It's Islamism, stupid

For a moment there, I was hopeful.  Reading the opening paragraphs of Friedman’s NYT op-ed entitled “Tell It Like It Is,” I thought that, at last, a major MSM commentator was going to break ranks and point out forcibly that we are in an ideological war with Islamism and that if we don’t commit to that, then we have lost the ideological war and jeopardized the ground war.  Here is the paragraph I found hopeful:

When you don’t call things by their real name, you always get in trouble. And this administration, so fearful of being accused of Islamophobia, is refusing to make any link to radical Islam from the recent explosions of violence against civilians (most of them Muslims) by Boko Haram in Nigeria, by the Taliban in Pakistan, by Al Qaeda in Paris and by jihadists in Yemen and Iraq.
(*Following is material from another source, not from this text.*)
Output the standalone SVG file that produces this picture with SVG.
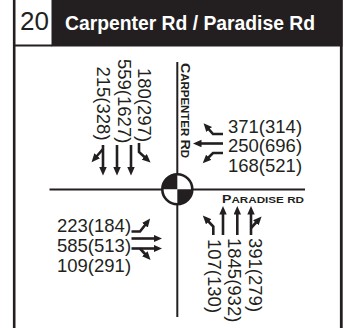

We’ve entered the theater of the absurd.

But the rest of the article just brings up Islamists and jihadists and “angry young men” and never again mentions “radical Islam,” much less “Islamism.”  It ends up being a rather timid step in the right direction.
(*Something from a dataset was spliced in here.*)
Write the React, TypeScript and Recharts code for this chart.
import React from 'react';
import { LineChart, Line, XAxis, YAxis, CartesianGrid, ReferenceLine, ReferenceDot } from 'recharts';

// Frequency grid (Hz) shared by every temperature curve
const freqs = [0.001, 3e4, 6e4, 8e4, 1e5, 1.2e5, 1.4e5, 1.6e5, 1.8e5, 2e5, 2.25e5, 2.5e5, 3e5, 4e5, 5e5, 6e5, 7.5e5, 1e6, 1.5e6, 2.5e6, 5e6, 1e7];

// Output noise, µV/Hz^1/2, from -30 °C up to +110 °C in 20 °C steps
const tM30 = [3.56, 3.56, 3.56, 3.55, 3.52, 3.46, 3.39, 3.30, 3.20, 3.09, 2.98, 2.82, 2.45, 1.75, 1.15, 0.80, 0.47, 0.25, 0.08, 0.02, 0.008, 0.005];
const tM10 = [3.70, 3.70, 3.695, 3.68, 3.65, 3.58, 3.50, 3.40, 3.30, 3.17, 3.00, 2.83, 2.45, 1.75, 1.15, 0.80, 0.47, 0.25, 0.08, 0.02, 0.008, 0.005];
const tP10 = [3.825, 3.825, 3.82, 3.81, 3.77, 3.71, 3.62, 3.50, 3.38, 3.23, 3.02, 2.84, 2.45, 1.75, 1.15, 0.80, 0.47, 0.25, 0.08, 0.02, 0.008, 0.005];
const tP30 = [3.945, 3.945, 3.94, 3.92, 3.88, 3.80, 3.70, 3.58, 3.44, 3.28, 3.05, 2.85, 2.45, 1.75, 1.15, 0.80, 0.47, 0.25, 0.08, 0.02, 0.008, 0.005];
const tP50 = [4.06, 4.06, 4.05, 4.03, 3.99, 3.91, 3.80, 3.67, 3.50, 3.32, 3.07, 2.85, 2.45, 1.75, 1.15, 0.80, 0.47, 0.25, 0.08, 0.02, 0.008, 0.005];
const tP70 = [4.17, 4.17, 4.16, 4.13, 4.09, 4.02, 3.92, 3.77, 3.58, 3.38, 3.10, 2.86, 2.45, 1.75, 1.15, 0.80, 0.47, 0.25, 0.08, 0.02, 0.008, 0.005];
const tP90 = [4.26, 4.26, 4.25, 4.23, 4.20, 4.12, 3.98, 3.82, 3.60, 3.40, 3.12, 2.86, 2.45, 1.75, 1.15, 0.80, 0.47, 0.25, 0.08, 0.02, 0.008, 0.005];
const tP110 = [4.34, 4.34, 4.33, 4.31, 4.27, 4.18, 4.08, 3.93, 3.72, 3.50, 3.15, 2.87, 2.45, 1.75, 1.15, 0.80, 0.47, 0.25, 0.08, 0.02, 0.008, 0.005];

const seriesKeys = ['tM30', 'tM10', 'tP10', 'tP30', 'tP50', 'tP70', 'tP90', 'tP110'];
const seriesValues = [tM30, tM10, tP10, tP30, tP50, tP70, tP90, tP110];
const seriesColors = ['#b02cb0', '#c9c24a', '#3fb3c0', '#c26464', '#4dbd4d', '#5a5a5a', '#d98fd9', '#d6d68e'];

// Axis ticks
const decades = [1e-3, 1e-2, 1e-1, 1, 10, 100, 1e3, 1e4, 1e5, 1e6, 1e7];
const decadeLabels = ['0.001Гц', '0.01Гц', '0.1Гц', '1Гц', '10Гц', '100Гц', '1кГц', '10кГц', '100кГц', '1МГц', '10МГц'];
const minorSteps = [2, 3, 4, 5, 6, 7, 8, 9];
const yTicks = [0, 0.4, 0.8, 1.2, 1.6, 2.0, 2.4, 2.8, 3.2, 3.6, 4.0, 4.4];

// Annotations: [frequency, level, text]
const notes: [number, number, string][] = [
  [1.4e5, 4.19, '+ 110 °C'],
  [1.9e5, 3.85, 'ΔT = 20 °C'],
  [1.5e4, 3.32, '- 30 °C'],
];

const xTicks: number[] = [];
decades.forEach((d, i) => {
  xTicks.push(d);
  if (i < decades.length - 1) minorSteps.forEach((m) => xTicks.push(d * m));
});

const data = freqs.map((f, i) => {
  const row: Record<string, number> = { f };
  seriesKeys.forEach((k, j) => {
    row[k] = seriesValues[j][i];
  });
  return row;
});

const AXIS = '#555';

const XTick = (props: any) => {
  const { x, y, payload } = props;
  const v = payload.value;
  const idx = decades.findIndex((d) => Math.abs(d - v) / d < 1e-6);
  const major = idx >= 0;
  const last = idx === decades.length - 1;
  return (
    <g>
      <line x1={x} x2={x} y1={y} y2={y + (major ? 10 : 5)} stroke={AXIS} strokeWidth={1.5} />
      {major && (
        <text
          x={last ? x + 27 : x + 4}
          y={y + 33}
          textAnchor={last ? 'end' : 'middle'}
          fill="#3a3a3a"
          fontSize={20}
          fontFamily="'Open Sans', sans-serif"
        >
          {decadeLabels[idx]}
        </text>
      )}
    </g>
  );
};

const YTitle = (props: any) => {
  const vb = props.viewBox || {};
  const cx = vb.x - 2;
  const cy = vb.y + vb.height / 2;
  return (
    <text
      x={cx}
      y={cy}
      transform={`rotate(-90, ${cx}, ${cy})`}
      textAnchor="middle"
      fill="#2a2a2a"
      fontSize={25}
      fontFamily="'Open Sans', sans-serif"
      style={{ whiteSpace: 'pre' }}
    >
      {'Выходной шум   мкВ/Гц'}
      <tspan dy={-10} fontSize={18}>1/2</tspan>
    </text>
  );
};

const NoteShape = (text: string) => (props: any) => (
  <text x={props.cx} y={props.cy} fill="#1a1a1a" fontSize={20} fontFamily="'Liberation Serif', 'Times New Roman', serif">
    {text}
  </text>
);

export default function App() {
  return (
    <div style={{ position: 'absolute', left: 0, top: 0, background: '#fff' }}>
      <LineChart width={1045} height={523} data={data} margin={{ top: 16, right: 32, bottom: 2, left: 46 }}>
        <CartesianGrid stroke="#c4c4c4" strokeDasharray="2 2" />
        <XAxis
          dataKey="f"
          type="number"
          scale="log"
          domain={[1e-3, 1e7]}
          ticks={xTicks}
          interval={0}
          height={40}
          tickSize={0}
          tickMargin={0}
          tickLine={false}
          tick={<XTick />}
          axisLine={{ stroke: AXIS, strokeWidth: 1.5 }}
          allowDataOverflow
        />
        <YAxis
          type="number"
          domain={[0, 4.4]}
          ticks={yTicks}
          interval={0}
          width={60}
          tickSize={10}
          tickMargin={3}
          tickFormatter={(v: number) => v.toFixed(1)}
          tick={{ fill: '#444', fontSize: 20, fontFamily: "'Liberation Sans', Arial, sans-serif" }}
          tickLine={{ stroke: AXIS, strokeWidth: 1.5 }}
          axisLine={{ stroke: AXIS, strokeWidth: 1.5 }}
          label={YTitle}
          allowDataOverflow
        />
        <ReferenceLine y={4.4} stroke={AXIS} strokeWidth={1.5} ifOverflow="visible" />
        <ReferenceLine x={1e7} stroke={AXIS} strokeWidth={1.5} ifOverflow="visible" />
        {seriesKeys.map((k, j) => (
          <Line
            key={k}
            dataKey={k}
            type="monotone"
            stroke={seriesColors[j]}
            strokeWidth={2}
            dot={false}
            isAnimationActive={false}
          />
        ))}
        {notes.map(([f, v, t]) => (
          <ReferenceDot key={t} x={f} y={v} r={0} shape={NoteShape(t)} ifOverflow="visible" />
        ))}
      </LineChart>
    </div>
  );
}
By contrast, the French conservative leader Marie Le Pen – who some would argue would now win the presidency of France – has come out forcibly criticizing French President François Hollande for being unwilling to target Islamism as the ideology propelling violent jihad.  “France, land of human rights and freedoms, was attacked on its own soil by a totalitarian ideology: Islamic fundamentalism.”

Her statements stand in contrast to the strangely conflicted position advanced by the French prime minister Manuel Valls, who somehow maintains that France is at war with radical Islam but not with the Muslim faith or any religion – as if radical Islam = radical Islamists.  But one mustn’t even mention “Islamism” for fear of contaminating Islam – the religion of peace.
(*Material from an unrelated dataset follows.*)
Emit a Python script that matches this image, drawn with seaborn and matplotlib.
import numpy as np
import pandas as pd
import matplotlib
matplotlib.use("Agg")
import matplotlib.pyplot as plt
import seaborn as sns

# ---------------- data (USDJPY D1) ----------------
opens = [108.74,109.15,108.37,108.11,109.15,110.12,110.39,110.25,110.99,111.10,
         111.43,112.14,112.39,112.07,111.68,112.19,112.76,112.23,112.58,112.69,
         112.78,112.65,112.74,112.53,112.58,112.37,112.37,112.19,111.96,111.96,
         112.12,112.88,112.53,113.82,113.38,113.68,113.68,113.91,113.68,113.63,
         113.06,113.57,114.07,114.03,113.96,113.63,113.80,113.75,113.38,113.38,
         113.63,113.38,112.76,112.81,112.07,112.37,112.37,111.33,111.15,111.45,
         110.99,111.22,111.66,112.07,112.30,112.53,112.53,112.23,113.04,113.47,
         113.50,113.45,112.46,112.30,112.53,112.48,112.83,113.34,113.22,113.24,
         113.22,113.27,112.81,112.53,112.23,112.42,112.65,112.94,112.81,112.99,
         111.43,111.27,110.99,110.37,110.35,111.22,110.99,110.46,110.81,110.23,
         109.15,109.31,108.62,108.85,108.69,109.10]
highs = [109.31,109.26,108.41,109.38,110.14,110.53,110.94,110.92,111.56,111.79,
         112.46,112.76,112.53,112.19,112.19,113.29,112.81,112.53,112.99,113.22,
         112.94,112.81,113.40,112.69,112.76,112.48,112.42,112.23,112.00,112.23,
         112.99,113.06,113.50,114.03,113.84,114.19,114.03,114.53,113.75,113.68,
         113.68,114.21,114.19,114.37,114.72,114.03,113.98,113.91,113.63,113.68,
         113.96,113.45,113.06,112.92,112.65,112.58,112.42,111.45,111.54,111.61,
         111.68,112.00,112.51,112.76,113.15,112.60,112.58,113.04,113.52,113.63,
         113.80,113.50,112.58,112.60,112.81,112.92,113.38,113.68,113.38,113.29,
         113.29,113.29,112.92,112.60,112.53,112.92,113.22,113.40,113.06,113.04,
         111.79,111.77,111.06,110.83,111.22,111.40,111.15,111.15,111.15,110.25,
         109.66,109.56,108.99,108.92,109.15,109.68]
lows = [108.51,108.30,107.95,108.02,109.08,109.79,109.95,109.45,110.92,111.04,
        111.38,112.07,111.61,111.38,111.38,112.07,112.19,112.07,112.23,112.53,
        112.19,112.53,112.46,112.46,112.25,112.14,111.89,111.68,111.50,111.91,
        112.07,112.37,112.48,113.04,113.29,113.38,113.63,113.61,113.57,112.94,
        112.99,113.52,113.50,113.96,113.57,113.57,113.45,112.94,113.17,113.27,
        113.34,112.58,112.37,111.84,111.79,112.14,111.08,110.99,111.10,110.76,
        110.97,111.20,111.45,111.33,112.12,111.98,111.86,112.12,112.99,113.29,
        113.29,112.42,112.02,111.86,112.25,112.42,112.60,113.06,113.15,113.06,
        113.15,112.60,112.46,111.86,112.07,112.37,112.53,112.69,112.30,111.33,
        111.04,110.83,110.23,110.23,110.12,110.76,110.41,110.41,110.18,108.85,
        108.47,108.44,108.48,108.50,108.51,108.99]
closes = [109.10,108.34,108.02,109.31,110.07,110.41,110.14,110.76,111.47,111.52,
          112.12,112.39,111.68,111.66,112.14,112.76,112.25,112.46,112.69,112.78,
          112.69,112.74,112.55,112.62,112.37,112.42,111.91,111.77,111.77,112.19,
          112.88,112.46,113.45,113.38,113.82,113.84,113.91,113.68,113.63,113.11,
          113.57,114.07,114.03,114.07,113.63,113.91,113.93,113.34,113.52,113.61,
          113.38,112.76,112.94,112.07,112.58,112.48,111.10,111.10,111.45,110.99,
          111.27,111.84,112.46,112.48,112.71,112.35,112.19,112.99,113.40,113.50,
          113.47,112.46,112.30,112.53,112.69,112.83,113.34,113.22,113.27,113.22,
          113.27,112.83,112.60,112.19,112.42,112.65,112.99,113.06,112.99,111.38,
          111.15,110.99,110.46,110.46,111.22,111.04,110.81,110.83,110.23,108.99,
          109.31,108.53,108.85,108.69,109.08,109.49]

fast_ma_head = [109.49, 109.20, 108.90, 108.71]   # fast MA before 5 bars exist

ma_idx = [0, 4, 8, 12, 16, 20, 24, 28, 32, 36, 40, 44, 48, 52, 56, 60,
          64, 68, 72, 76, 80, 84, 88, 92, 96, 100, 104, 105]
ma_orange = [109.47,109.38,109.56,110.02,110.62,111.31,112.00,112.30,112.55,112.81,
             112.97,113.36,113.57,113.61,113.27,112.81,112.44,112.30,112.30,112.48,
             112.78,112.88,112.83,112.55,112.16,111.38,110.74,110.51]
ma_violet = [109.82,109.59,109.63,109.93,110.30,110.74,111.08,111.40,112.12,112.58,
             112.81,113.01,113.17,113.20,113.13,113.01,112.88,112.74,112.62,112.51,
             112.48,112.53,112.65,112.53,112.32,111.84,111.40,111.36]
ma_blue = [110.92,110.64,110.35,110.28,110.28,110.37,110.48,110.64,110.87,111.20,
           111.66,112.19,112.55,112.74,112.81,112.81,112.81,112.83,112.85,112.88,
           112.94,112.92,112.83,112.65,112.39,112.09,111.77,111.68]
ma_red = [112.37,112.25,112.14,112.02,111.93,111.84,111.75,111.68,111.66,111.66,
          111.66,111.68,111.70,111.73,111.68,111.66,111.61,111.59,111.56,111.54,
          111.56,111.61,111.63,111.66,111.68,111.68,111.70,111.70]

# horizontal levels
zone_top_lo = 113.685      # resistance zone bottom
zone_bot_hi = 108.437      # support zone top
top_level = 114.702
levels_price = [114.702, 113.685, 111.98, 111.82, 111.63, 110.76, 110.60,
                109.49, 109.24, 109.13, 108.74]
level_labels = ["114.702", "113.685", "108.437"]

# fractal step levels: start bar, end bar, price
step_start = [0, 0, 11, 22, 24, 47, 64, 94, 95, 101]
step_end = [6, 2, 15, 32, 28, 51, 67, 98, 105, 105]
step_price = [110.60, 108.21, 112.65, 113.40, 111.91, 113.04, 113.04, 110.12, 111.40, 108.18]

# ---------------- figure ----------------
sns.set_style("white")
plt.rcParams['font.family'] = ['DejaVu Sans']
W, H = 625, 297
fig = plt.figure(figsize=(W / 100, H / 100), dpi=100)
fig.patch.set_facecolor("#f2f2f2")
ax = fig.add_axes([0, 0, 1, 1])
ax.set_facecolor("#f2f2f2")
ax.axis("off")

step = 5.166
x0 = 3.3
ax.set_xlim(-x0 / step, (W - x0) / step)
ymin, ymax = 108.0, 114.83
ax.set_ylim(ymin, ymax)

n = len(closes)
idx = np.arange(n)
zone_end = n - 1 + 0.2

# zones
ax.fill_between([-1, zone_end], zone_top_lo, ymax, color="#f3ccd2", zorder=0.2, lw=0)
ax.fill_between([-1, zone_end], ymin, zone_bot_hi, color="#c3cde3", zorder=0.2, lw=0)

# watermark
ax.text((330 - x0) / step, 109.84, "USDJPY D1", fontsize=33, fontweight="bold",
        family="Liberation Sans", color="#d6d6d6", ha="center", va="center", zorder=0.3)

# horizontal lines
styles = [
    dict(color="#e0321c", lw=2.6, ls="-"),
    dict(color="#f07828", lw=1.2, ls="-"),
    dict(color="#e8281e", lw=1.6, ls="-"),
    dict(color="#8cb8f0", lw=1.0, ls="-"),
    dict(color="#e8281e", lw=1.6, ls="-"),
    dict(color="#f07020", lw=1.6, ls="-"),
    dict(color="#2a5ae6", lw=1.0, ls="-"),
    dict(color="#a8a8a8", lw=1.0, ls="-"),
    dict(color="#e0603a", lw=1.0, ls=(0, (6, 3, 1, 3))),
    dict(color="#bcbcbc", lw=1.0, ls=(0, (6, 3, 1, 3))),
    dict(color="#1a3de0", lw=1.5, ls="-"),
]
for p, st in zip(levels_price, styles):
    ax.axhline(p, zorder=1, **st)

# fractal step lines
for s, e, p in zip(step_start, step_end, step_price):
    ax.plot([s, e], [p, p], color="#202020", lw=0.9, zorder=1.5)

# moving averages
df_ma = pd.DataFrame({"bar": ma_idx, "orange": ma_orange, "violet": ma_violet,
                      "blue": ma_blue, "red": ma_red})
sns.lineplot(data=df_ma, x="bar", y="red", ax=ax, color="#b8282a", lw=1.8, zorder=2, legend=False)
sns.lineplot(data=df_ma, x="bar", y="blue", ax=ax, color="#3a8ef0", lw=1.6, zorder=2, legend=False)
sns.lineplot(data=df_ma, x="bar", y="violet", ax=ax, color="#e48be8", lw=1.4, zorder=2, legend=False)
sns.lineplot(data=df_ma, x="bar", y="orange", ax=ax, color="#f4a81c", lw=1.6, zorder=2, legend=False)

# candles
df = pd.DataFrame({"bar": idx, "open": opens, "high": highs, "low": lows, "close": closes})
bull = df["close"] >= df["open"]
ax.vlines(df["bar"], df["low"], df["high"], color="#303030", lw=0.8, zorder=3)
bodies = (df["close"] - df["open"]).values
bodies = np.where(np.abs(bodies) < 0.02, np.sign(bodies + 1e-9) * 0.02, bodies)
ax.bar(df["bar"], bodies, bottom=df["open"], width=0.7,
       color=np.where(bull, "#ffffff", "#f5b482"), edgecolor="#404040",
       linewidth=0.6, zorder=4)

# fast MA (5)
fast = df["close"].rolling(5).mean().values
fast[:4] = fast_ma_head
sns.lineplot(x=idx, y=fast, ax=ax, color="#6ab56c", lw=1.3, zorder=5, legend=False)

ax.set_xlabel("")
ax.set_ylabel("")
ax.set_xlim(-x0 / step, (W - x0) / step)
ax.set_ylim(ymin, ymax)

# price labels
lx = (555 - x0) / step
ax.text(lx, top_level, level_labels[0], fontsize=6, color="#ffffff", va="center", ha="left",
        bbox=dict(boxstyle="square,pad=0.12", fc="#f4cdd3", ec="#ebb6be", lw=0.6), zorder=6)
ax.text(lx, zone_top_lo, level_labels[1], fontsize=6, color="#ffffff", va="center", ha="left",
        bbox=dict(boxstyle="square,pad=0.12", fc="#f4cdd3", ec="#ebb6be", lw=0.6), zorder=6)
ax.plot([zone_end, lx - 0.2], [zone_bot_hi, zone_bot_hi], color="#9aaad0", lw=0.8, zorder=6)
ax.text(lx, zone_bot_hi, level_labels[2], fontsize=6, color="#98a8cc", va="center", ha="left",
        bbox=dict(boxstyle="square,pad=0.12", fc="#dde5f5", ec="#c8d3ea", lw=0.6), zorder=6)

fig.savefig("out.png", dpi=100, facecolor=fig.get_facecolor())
But the phrase “radical Islam” is gaining traction in the discussion of terrorist organizations and, inadvertently or not, this is to admit the ideological component driving radical Islamists.  At a certain point, it must be admitted that we are in an ideological war.  Shall we say the camel’s nose is in the tent?

The bottom line is that whether or not Islam can really be divorced from Islamism, it is strategically important to target Islamism as the ideological driving force and justification for violent jihadists.  It is not just a drones-in-the-air and boots-on-the-ground war; it is also an ideological war.  If Islamism is not discredited as the violent, inhumane theo-fascist ideology it is, then no matter how many terrorist cells are destroyed, it will breed more and more jihadists committing gruesome acts of horror.  It is reported that ISIS has now taken to beheading educated women.

The reason why there are Islamists is because there is Islamism.  The reason why there are Islamo-fascists is because there is Islamo-fascism.  There would have been no Marxists without Marxism.  There would have been no Nazis without Nazism.  How hard is that?